3OH!3 (named after the area code of Boulder, Colorado) has its origins as far back as 2004, but didn't really start making an impact until 2007 with the release of their self-titled album. The following year, the band signed with Photo Finish Records and released Want.
A disclaimer before we go any further: I am not a particular fan of rap. Most of the vocals on this album are rapped, and significant portions of the album show strong rap influences. I will attempt to be as impartial as I can, but my personal taste will show through in this review. You may very well disagree, and I encourage you to go out and listen for yourself before passing judgement.
The album opens with Tapp, a minute-long instrumental introduction. It's essentially a protracted synth solo and serves as a decent primer on what the rest of the album will sound like. Punkbitch is the first actual song, and serves as an excellent microcosm for the entire album. Of particular note: the heavy elctronica-influenced backing, the alternation of rapping and more traditional singing, and the two contrasting section structure. Most of the rest of the songs on the album follow the pattern established by this song, both musically and lyrically.
Two other songs I want to highlight: The first is Don't Trust Me. This is the first song by 3OH!3 I had ever heard, and it's probably my favorite from the album. The other is Colorado Sunrise, which contrasts lyrically with the rest of the album but still uses the same energetic musical style.

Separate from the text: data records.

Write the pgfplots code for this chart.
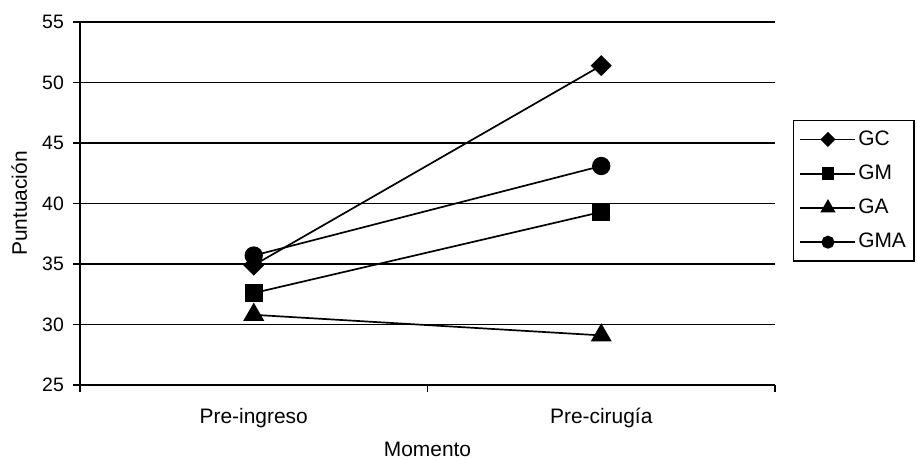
\documentclass[border=0pt]{standalone}
\usepackage{fontspec}
\setmainfont{Liberation Sans}
\usepackage{pgfplots}
\pgfplotsset{compat=1.18}
\begin{document}
\fontsize{21}{24}\selectfont
\begin{tikzpicture}
\begin{axis}[
  scale only axis, width=695bp, height=363bp,
  xmin=0.5, xmax=2.5, ymin=25, ymax=55,
  ytick={25,30,...,55},
  xtick={0.5,1.5,2.5}, xticklabels={},
  extra x ticks={1,2},
  extra x tick labels={Pre-ingreso,Pre-cirugía},
  extra x tick style={major tick length=0pt, grid=none, tick label style={anchor=base, yshift=-38bp, font=\fontsize{21}{24}\selectfont}},
  axis x line*=bottom, axis y line*=left,
  ymajorgrids, grid style={black, line width=1.4pt},
  axis line style={black, line width=1.4pt},
  tick style={black, line width=1.2pt},
  tick align=outside, major tick length=7bp,
  /pgf/number format/assume math mode=true,
  yticklabel style={anchor=east, xshift=-2bp, font=\fontsize{19.5}{22}\selectfont},
  xlabel={Momento}, ylabel={Puntuación},
  every axis x label/.style={at={(axis description cs:0.5,-0.196)}, anchor=base, font=\fontsize{21}{24}\selectfont},
  every axis y label/.style={at={(axis description cs:-0.0763,0.5)}, rotate=90, anchor=base, font=\fontsize{21}{24}\selectfont},
  legend style={at={(1.0259,0.7300)}, anchor=north west, draw=black, line width=1.2pt,
    font=\fontsize{21}{24}\selectfont, row sep=12.5bp, inner xsep=6bp, inner ysep=8bp},
  legend cell align=left,
  legend image code/.code={\draw[mark repeat=2, mark phase=2, #1, every mark/.append style={scale=0.68}] plot coordinates {(0bp,0bp) (27.5bp,0bp) (55bp,0bp)};},
  every axis plot/.append style={black, line width=1.7pt, mark options={solid, fill=black}},
]
\coordinate (bl) at (rel axis cs:0,0);
\coordinate (tr) at (rel axis cs:1,1);
\addplot[mark=square*, mark size=6.6bp, mark options={rotate=45}] coordinates {(1,34.9) (2,51.4)};
\addlegendentry{GC}
\addplot[mark=square*, mark size=8bp] coordinates {(1,32.6) (2,39.3)};
\addlegendentry{GM}
\addplot[mark=triangle*, mark size=10.5bp] coordinates {(1,30.8) (2,29.1)};
\addlegendentry{GA}
\addplot[mark=*, mark size=8.3bp] coordinates {(1,35.7) (2,43.1)};
\addlegendentry{GMA}
\end{axis}
\pgfresetboundingbox
\path[use as bounding box] ([shift={(-80bp,-75bp)}]bl) rectangle ([shift={(142bp,22bp)}]tr);
\end{tikzpicture}
\end{document}
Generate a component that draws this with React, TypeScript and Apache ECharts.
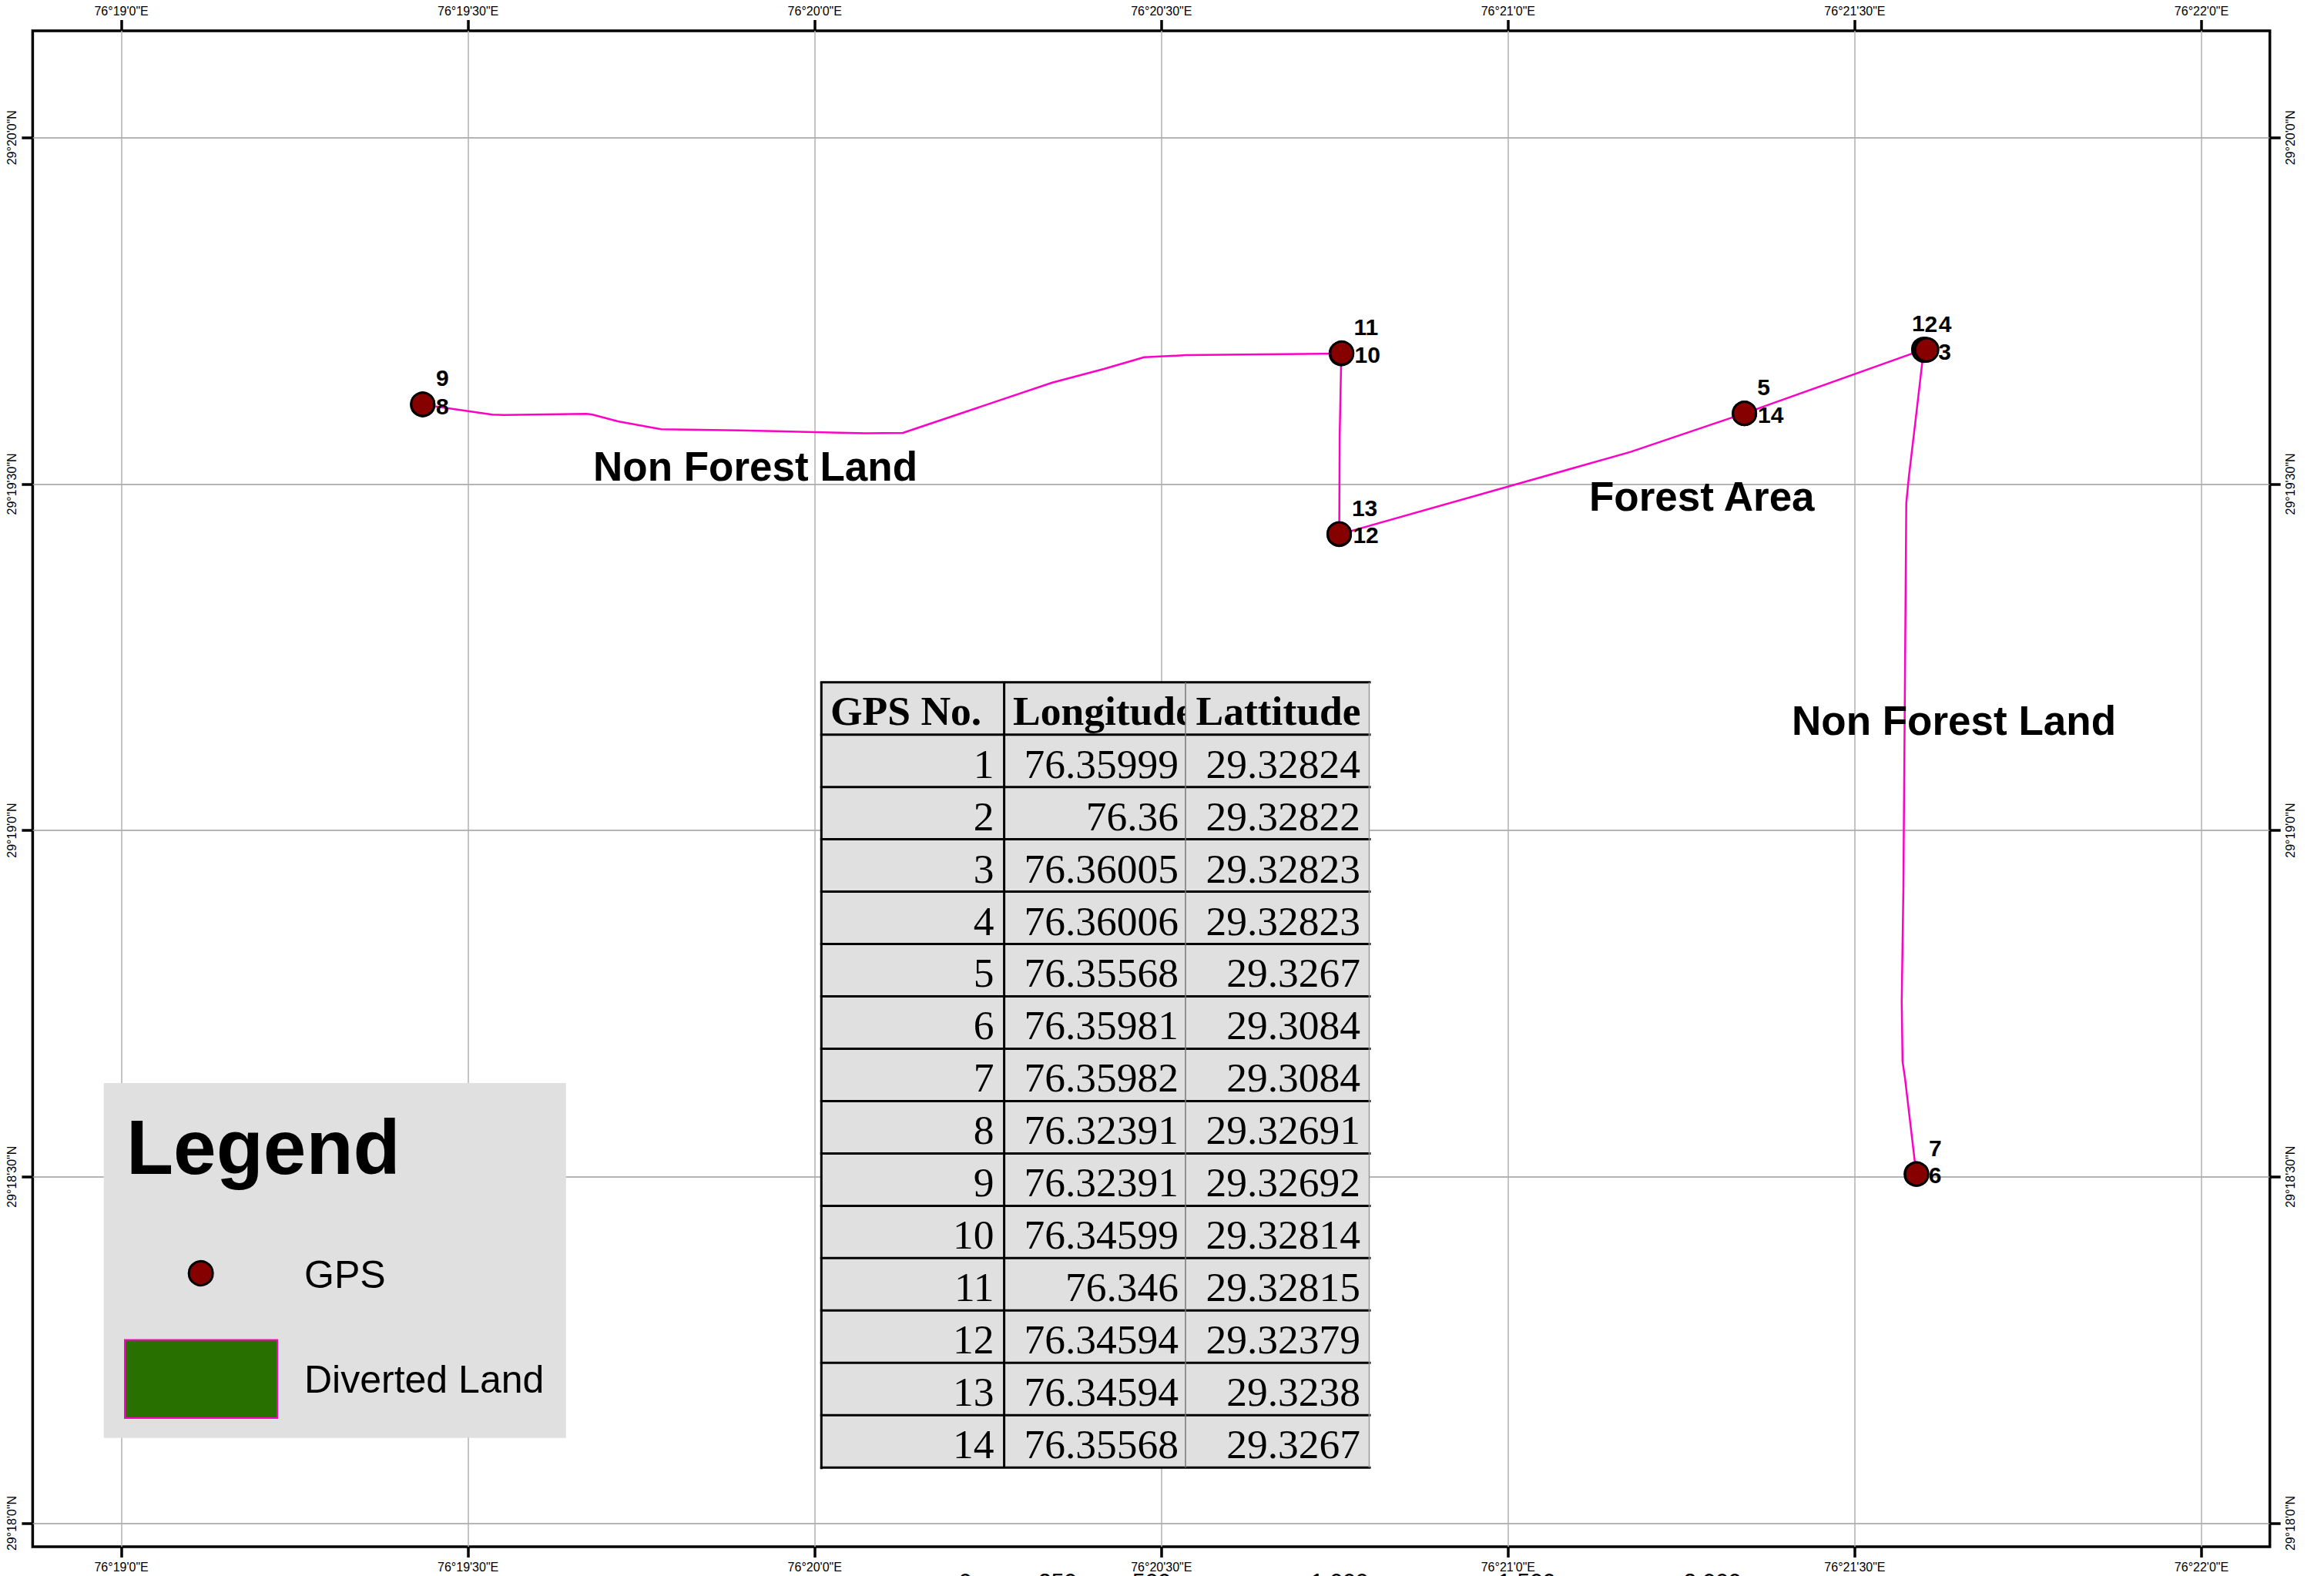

Bottom line time: 3OH!3 is a decent band, but not for everyone. Rap fans will like it, as will electronica fans. Most other people should listen before they drop money on it, because the style is not universally appealing. Personally, I do like them, but in small doses. The album clocks in at just under 40 minutes, but it can get a bit repetitive if you just sit and listen to it. Put in a well-shuffled playlist 3OH!3 gives nice contrast, however.